Configuration

📜 Default config structure

{
  "global": {
    "output_dir": "output",
    "verbose": false,
    "save": true,
    "base_data_dir": "data"
  },
  "paths": {
    "drug_names_file": "drug_names.txt",
    "synergy_data_file": "synergy_data.csv",
    "node_dict_file": "node_dict.csv",
    "tissue_cline_file": "tissue_cline.csv",
    "db_file": null,
    "manual_chembl_csv": "manual_chembl.csv"
  },
  "columns": {
    "drug_name": "drug_name",
    "drug_name_A": "drug_name_A",
    "drug_name_B": "drug_name_B",
    "conc_A": "conc_A",
    "conc_B": "conc_B",
    "cell_line": "cell_line",
    "synergy": "synergy"
  },
  "options": {
    "synergy_threshold": 0.0,
    "double_drug_screen": true,
    "original_target_merge": "fill_missing"
  }
}

💡 Key points

  • db_file: null → Uses internal package database (managed by project, not user).

  • base_data_dir — Base path; all relative paths are resolved against it.

  • columns — Customise column names if your data uses different headers.

  • Deep-merge override: Custom config merges recursively with defaults; only specified sections override.

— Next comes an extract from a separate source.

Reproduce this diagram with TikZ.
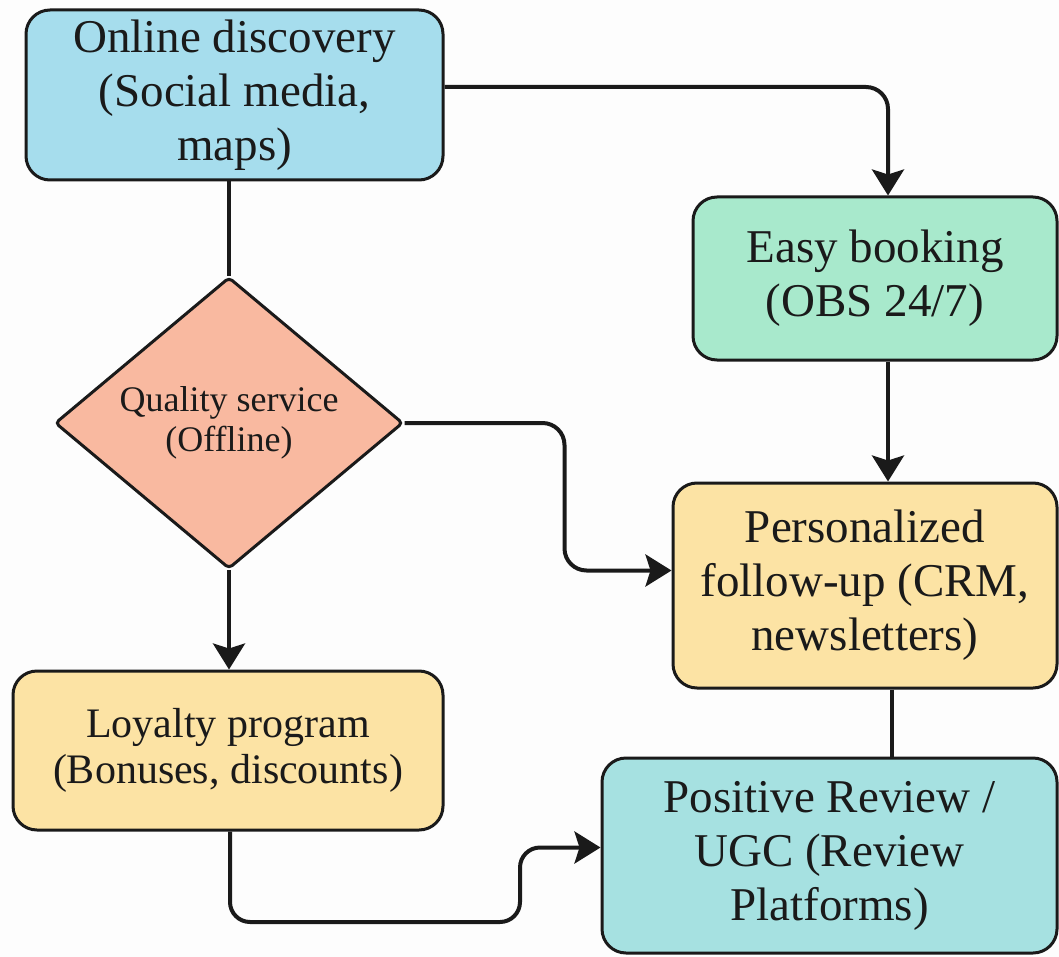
\documentclass[tikz,border=0pt]{standalone}
\usepackage{fontspec}
\setmainfont{Liberation Serif}
\usetikzlibrary{shapes.geometric,arrows.meta,calc}
\definecolor{bgc}{HTML}{FDFDFD}
\definecolor{edgec}{HTML}{1A1A1A}
\definecolor{bluec}{HTML}{A6DDED}
\definecolor{greenc}{HTML}{A8E9CC}
\definecolor{salmonc}{HTML}{F9B9A0}
\definecolor{yellowc}{HTML}{FCE3A4}
\definecolor{tealc}{HTML}{A6E1E1}
\tikzset{
  box/.style={draw=edgec, line width=3pt, rounded corners=24pt, align=center,
    inner sep=0pt, text=edgec, font=\fontsize{47}{54}\selectfont},
  dia/.style={diamond, draw=edgec, line width=3pt, rounded corners=4pt, inner sep=0pt,
    align=center, text=edgec, fill=salmonc, font=\fontsize{36}{40}\selectfont},
  conn/.style={draw=edgec, line width=4pt, rounded corners=22pt},
  arr/.style={conn, -{Stealth[length=26pt, width=32pt, inset=5pt]}}
}
\begin{document}
\begin{tikzpicture}[x=1pt, y=-1pt]
\fill[bgc] (0,0) rectangle (1059,957);
\useasboundingbox (0,0) rectangle (1059,957);

\node[box, fill=bluec, minimum width=417pt, minimum height=170pt] (on) at (234.5,95)
  {Online discovery\\(Social media,\\maps)};
\node[box, fill=greenc, minimum width=364pt, minimum height=163pt] (eb) at (875,278.5)
  {Easy booking\\(OBS 24/7)};
\node[dia, minimum width=348pt, minimum height=275pt] (dq) at (229,423)
  {Quality service\\(Offline)};
\node[box, fill=yellowc, minimum width=384pt, minimum height=205pt] (pf) at (865,585.5)
  {Personalized\\follow-up (CRM,\\newsletters)};
\node[box, fill=yellowc, minimum width=430pt, minimum height=159pt,
  font=\fontsize{42}{46}\selectfont] (ld) at (228,750.5)
  {Loyalty program\\(Bonuses, discounts)};
\node[box, fill=tealc, minimum width=455pt, minimum height=195pt] (pr) at (829.5,855.5)
  {Positive Review /\\UGC (Review\\Platforms)};

\coordinate (m1) at (520,922);

\draw[arr] ([yshift=8pt]on.east) -| ([xshift=13pt]eb.north);
\draw[conn] (on.south -| dq.north) -- (dq.north);
\draw[arr] ([xshift=13pt]eb.south) -- ([xshift=13pt]eb.south |- pf.north);
\draw[arr] (dq.east) -- ++(160,0) |- ([yshift=15pt]pf.west);
\draw[arr] (dq.south) -- (dq.south |- ld.north);
\draw[conn] ([xshift=27pt]pf.south) -- ([xshift=27pt]pf.south |- pr.north);
\draw[arr, rounded corners=20pt] ([xshift=2pt]ld.south) |- (m1) |- ([yshift=8pt]pr.west);
\end{tikzpicture}
\end{document}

📐 Data format specifications

Drug names file

Plain text, one drug per line:

Aspirin
Ibuprofen
Paracetamol

Node dictionary (CSV)

Gene/protein symbols mapped to logical model node names:

gene,node
EGFR,EGFR_node
TP53,p53
BRAF,BRAF_node

Synergy data (CSV)

With concentration data (dual-drug screening):

drug_name_A,drug_name_B,conc_A,conc_B,tissue,cell_line,synergy
Aspirin,Ibuprofen,1.0,2.0,Breast,MCF7,0.15

Without concentration data (single-dose combinations):

drug_name_A,drug_name_B,tissue,cell_line,synergy
Aspirin,Ibuprofen,Breast,MCF7,0.15

Tissue-cell line mapping (CSV)

tissue,cell_line
Breast,MCF7
Breast,T47D
Colorectal,HCT116

🔧 Advanced features

Manual ChEMBL mapping

Provide a CSV to override ChEMBL resolution (skip network queries):

drug_name,ChEMBL_ID
Aspirin,CHEMBL25
Ibuprofen,CHEMBL521

Configure in paths.manual_chembl_csv.

Verbose logging & timing

drexpa --config my_config.json --verbose

Output includes:

  • Step start/end timestamps

  • Per-step duration (seconds)

  • Preflight warnings & validation details

  • Pipeline summary

❓ Troubleshooting

Missing required files

Error: FileNotFoundError: Preflight validation failed. Missing required files Fix: Check file paths in config. Ensure base_data_dir is correct.

Missing required columns

Error: ValueError: Missing required columns in synergy data Fix: Verify columns section in config matches your data headers. Use --verbose to see exact missing columns.

ChEMBL resolution fails

Error: Network timeout or no results for drug name Fix:

  • Check drug name spelling (must match ChEMBL exactly or be unambiguous).

  • Provide manual ChEMBL mapping in manual_chembl.csv to skip network queries.

  • Run with --verbose to see which drugs failed.